__Material provided__
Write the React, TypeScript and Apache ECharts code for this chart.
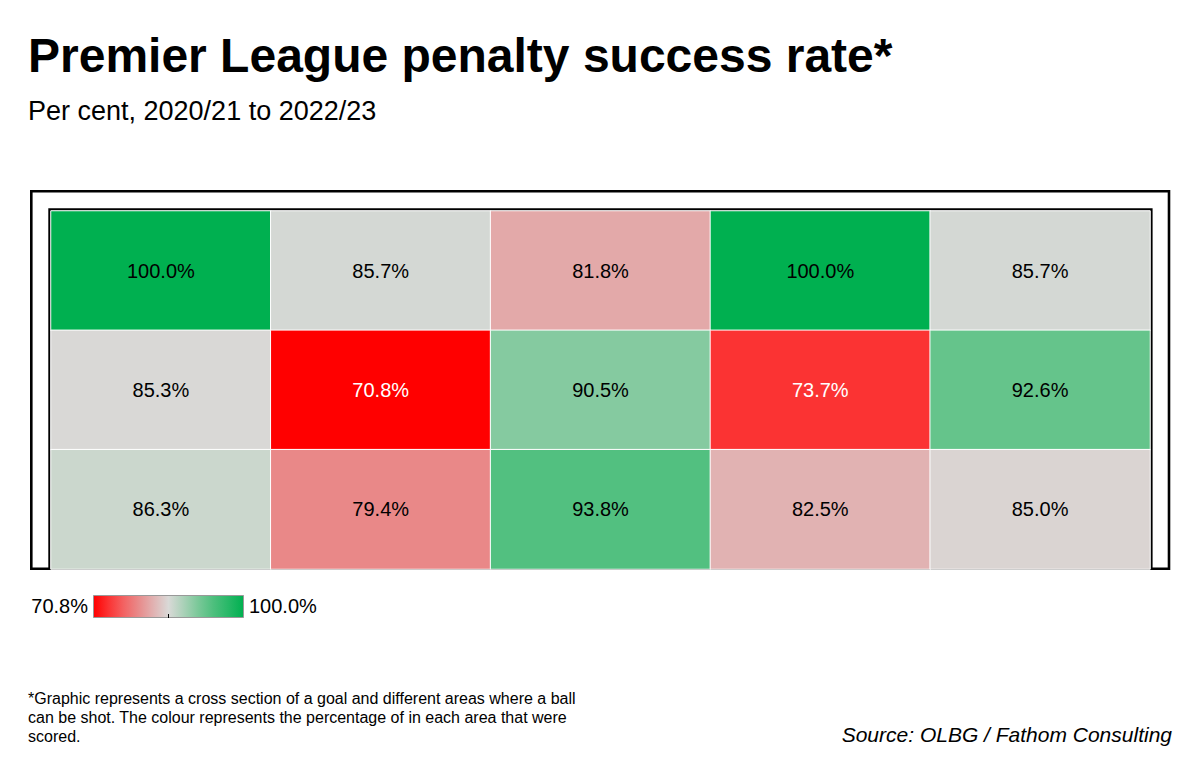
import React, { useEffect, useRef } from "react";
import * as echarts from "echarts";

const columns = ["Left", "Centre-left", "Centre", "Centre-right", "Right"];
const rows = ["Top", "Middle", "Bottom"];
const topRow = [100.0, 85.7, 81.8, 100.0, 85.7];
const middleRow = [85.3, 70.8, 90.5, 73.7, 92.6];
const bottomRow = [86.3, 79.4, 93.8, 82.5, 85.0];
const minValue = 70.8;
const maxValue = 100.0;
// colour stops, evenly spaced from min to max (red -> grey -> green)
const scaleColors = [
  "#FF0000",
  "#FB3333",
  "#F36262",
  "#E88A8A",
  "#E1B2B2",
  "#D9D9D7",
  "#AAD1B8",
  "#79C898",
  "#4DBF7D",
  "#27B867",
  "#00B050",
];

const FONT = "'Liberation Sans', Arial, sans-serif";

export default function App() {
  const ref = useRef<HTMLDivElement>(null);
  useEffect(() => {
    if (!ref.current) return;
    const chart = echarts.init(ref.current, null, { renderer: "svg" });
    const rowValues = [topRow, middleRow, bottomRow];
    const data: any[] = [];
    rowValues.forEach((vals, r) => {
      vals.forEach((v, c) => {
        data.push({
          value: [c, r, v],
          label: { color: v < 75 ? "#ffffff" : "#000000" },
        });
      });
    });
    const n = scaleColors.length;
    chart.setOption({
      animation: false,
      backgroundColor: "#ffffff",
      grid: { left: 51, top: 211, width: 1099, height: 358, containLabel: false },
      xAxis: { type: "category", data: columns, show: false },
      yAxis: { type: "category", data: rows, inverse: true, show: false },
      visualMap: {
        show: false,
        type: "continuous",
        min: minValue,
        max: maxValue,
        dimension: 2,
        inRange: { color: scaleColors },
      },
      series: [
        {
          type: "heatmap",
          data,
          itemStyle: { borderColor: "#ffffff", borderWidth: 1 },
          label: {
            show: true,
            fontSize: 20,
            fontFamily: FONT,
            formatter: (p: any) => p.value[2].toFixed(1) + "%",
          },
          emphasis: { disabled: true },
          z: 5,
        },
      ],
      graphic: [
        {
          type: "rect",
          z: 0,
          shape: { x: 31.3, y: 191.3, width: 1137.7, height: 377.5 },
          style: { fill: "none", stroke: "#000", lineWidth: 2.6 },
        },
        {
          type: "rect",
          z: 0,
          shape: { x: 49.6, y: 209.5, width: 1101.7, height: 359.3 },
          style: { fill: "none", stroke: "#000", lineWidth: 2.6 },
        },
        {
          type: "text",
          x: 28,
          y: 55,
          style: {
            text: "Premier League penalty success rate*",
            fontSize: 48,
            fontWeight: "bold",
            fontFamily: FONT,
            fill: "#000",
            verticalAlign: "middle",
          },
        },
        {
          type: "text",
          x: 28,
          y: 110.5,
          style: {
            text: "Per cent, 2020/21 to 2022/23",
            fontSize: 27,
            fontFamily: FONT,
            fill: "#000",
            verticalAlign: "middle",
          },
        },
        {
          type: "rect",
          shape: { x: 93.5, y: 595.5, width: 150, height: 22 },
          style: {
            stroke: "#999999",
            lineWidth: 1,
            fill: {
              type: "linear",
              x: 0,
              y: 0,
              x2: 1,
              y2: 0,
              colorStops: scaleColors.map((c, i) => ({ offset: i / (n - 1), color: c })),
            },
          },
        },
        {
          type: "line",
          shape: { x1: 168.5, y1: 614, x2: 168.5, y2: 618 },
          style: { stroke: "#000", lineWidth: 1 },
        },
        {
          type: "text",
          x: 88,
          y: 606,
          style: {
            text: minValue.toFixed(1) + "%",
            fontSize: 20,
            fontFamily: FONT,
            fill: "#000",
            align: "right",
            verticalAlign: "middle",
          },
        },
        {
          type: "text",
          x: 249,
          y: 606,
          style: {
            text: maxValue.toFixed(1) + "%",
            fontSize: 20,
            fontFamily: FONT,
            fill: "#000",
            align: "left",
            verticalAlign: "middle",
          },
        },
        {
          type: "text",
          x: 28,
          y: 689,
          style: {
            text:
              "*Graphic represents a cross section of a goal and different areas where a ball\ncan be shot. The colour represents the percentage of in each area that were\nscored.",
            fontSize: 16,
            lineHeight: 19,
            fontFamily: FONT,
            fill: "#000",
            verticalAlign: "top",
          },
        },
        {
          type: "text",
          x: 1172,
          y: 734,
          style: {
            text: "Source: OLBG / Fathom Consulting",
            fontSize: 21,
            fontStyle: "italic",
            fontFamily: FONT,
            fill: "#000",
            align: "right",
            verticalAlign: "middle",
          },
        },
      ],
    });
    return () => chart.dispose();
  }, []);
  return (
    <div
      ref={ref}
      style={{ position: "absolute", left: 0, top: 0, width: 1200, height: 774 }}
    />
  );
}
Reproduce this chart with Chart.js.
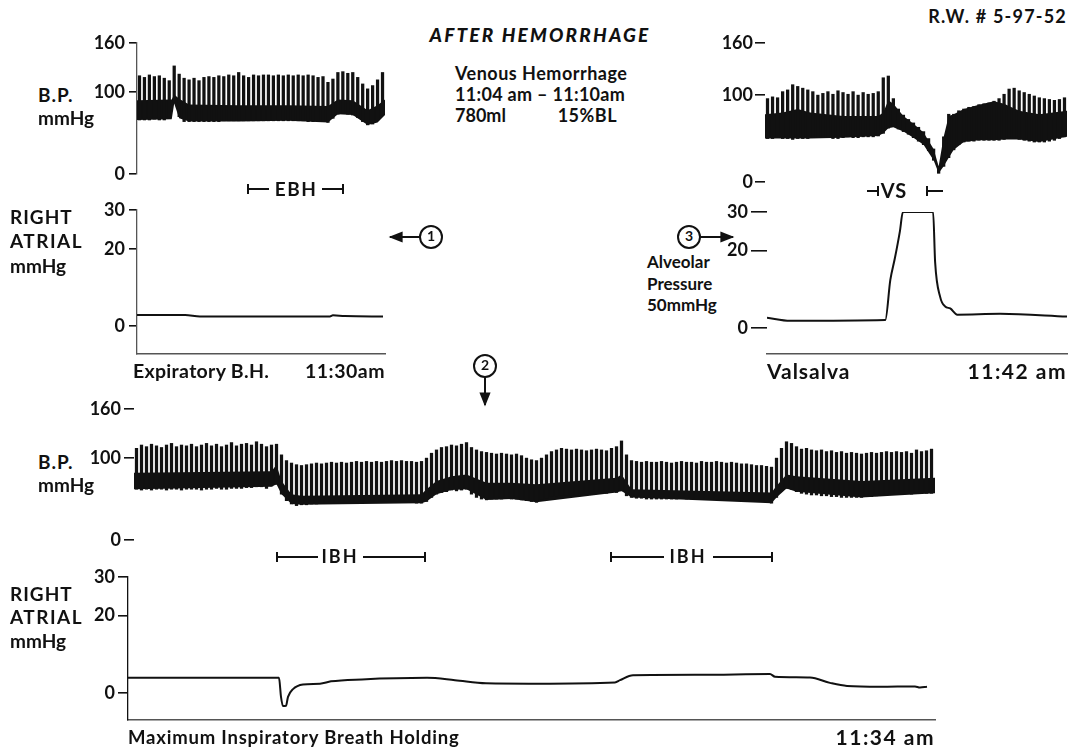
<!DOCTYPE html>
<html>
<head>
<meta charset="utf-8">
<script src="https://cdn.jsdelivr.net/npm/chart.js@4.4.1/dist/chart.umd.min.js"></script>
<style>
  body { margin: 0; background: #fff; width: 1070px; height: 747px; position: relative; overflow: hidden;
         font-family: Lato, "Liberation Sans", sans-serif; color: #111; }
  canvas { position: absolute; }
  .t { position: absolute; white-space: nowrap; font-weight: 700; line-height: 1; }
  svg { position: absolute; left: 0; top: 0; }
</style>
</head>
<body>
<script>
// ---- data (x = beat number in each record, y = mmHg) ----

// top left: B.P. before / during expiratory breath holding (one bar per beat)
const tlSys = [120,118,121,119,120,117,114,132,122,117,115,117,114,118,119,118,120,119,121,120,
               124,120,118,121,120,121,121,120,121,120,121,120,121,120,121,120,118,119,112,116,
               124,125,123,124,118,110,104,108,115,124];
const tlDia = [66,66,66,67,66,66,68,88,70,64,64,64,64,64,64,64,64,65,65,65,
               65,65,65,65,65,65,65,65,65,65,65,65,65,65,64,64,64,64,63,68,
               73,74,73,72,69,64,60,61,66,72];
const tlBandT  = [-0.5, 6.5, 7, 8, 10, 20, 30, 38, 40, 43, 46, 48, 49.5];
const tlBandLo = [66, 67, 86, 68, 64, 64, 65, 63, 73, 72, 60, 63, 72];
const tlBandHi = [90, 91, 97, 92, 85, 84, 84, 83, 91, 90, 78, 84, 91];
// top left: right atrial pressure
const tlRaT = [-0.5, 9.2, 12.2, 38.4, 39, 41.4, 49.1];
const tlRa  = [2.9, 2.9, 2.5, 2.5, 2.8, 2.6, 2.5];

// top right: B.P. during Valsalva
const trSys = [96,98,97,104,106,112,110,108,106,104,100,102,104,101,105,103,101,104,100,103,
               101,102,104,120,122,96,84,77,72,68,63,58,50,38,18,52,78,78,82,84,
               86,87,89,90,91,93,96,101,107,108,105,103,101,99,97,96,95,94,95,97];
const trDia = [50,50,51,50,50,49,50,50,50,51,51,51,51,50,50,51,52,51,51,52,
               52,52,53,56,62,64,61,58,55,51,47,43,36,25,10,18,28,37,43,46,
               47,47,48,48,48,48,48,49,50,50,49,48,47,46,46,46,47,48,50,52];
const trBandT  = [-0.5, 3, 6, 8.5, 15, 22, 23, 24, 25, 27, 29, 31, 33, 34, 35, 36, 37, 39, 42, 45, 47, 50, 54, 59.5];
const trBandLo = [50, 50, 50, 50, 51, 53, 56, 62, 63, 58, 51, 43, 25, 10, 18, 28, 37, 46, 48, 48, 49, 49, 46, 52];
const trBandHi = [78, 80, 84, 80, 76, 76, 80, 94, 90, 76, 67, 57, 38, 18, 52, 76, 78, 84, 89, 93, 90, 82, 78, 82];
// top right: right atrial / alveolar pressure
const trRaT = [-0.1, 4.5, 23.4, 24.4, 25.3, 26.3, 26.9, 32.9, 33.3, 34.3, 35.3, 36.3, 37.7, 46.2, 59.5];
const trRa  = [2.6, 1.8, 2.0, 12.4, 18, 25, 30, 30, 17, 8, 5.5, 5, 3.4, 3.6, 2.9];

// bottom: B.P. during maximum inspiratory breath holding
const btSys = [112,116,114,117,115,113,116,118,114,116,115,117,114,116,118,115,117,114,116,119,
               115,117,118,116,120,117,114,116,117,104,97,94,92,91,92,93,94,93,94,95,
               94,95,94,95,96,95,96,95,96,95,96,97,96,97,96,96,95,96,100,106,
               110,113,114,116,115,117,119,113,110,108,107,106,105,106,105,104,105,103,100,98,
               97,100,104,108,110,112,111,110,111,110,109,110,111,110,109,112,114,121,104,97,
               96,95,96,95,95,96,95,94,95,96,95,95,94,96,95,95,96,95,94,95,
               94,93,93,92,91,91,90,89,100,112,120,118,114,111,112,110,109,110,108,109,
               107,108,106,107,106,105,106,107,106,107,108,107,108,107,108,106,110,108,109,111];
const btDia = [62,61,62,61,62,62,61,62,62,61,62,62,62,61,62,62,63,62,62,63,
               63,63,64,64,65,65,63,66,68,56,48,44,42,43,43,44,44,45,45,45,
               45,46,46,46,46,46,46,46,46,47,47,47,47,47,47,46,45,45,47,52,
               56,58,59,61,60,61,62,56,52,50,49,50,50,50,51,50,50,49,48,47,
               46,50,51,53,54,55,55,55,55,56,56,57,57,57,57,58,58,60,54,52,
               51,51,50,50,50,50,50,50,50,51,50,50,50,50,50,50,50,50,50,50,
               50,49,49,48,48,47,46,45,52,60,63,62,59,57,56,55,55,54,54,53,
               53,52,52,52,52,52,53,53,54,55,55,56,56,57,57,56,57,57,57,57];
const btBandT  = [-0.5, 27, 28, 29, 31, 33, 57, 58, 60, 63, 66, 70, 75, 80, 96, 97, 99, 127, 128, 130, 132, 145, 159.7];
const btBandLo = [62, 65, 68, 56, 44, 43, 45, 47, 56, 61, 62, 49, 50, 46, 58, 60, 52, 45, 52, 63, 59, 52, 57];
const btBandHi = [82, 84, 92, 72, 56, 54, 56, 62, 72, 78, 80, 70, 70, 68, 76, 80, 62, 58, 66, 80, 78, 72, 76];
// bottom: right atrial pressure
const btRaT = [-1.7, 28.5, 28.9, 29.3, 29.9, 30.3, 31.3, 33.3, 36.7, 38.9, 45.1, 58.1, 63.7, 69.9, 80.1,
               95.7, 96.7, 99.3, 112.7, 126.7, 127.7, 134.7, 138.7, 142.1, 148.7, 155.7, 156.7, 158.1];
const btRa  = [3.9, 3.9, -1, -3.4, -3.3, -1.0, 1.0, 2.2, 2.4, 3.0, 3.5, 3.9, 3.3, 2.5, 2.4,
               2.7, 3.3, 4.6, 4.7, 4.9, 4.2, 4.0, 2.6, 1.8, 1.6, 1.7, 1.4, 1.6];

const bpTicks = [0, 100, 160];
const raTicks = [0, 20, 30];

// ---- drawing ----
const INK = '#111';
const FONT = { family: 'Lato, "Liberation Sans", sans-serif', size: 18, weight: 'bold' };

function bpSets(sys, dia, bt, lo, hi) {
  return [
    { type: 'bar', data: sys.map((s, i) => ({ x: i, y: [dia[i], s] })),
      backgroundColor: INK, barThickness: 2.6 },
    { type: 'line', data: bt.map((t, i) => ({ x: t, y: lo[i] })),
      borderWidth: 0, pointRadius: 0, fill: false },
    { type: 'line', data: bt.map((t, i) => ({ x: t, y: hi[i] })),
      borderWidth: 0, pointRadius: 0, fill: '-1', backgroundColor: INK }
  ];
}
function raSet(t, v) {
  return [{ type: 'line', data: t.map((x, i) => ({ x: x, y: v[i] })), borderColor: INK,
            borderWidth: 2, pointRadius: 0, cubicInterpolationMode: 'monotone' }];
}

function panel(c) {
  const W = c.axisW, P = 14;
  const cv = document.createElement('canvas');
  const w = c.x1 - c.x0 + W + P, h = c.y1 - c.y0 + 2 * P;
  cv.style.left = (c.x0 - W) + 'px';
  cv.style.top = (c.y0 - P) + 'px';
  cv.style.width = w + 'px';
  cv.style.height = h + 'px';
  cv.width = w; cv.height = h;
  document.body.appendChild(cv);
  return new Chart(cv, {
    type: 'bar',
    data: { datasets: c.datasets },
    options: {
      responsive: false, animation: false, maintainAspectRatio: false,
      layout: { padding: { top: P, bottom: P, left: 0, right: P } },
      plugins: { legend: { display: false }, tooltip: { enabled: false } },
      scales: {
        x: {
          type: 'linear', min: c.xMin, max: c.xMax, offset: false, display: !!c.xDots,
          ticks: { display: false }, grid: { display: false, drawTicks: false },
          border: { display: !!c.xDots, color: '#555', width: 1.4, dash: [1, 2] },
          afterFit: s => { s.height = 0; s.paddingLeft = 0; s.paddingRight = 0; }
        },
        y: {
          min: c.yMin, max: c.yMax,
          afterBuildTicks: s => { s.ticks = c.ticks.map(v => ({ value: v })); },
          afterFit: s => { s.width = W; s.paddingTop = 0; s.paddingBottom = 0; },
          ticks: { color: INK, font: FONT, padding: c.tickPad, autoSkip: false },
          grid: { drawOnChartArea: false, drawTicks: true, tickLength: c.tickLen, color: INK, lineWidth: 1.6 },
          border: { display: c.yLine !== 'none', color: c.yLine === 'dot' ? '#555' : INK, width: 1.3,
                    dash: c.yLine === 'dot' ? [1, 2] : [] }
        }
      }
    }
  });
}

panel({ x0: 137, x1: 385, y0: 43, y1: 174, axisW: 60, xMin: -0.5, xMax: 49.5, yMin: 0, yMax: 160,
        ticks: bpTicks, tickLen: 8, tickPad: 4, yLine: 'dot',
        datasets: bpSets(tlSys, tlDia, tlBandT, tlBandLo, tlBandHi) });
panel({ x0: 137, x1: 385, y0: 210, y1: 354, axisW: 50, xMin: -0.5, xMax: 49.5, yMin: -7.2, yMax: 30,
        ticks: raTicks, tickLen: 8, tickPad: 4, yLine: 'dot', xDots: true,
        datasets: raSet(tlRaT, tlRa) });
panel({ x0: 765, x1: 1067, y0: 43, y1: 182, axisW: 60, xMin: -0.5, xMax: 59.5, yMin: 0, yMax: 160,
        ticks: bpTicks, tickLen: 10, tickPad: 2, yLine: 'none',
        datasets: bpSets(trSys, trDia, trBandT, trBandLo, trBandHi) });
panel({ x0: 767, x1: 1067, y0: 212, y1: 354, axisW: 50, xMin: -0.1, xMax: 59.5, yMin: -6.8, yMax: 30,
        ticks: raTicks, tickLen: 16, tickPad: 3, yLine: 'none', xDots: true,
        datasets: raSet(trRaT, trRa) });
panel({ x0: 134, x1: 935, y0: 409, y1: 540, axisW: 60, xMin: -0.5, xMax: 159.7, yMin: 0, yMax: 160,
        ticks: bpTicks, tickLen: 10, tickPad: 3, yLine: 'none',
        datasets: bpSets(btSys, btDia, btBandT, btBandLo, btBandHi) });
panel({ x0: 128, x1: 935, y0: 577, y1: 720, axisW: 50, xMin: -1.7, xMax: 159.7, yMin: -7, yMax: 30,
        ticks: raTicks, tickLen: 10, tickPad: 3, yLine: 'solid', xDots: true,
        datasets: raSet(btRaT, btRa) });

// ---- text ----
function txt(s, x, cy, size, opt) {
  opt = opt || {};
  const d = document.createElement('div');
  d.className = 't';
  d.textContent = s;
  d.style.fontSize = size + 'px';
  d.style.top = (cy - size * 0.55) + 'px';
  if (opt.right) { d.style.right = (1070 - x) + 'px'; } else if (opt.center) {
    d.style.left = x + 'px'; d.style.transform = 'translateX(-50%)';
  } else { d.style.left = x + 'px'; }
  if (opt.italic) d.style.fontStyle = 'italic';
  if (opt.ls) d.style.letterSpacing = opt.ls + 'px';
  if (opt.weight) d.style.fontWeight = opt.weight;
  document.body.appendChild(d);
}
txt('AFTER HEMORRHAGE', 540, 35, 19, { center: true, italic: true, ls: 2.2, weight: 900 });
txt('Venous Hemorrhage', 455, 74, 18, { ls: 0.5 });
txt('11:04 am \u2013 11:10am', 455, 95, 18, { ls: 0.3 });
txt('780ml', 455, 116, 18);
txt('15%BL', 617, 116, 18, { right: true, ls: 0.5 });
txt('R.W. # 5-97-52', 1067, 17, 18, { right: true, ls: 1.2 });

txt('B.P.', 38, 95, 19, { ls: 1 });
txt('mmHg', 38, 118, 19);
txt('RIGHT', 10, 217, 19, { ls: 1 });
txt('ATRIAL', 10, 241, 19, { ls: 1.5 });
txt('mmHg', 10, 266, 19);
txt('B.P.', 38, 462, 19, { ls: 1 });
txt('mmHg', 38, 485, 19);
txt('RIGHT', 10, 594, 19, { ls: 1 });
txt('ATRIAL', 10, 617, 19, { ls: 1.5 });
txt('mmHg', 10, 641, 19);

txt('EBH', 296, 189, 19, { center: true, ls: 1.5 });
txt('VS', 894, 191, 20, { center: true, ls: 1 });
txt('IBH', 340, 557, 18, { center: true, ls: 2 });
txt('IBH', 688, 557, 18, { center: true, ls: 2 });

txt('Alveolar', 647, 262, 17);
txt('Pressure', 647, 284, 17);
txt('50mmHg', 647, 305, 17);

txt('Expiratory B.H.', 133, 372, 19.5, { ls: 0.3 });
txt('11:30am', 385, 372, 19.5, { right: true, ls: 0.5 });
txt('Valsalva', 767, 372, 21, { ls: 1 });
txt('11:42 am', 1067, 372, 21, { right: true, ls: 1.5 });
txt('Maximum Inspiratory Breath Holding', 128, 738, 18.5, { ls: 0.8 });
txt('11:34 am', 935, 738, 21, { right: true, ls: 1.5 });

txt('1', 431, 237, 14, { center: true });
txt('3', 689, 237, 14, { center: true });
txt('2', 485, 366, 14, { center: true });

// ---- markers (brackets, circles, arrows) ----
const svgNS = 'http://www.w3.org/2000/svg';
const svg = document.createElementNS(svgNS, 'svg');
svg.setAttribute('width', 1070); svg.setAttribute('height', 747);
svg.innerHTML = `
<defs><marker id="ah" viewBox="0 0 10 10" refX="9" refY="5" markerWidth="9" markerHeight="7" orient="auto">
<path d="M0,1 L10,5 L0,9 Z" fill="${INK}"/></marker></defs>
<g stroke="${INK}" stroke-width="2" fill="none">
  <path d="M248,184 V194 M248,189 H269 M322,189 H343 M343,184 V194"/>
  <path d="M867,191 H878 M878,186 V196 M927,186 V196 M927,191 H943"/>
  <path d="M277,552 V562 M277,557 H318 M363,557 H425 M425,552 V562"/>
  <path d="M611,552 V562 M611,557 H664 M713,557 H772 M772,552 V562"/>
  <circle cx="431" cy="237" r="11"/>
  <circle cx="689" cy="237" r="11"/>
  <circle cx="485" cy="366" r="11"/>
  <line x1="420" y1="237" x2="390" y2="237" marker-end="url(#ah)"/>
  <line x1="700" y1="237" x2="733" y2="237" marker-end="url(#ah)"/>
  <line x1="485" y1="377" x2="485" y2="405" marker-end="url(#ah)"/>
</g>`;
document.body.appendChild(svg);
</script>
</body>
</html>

__Written instruction__
Begin at the line containing "Reproduce this chart with Chart.js.", end at the line containing "---- data (x", and copy those lines word for word, both included. Skip pictures.

__Solution to this problem__
Reproduce this chart with Chart.js.
<!DOCTYPE html>
<html>
<head>
<meta charset="utf-8">
<script src="https://cdn.jsdelivr.net/npm/chart.js@4.4.1/dist/chart.umd.min.js"></script>
<style>
  body { margin: 0; background: #fff; width: 1070px; height: 747px; position: relative; overflow: hidden;
         font-family: Lato, "Liberation Sans", sans-serif; color: #111; }
  canvas { position: absolute; }
  .t { position: absolute; white-space: nowrap; font-weight: 700; line-height: 1; }
  svg { position: absolute; left: 0; top: 0; }
</style>
</head>
<body>
<script>
// ---- data (x = beat number in each record, y = mmHg) ----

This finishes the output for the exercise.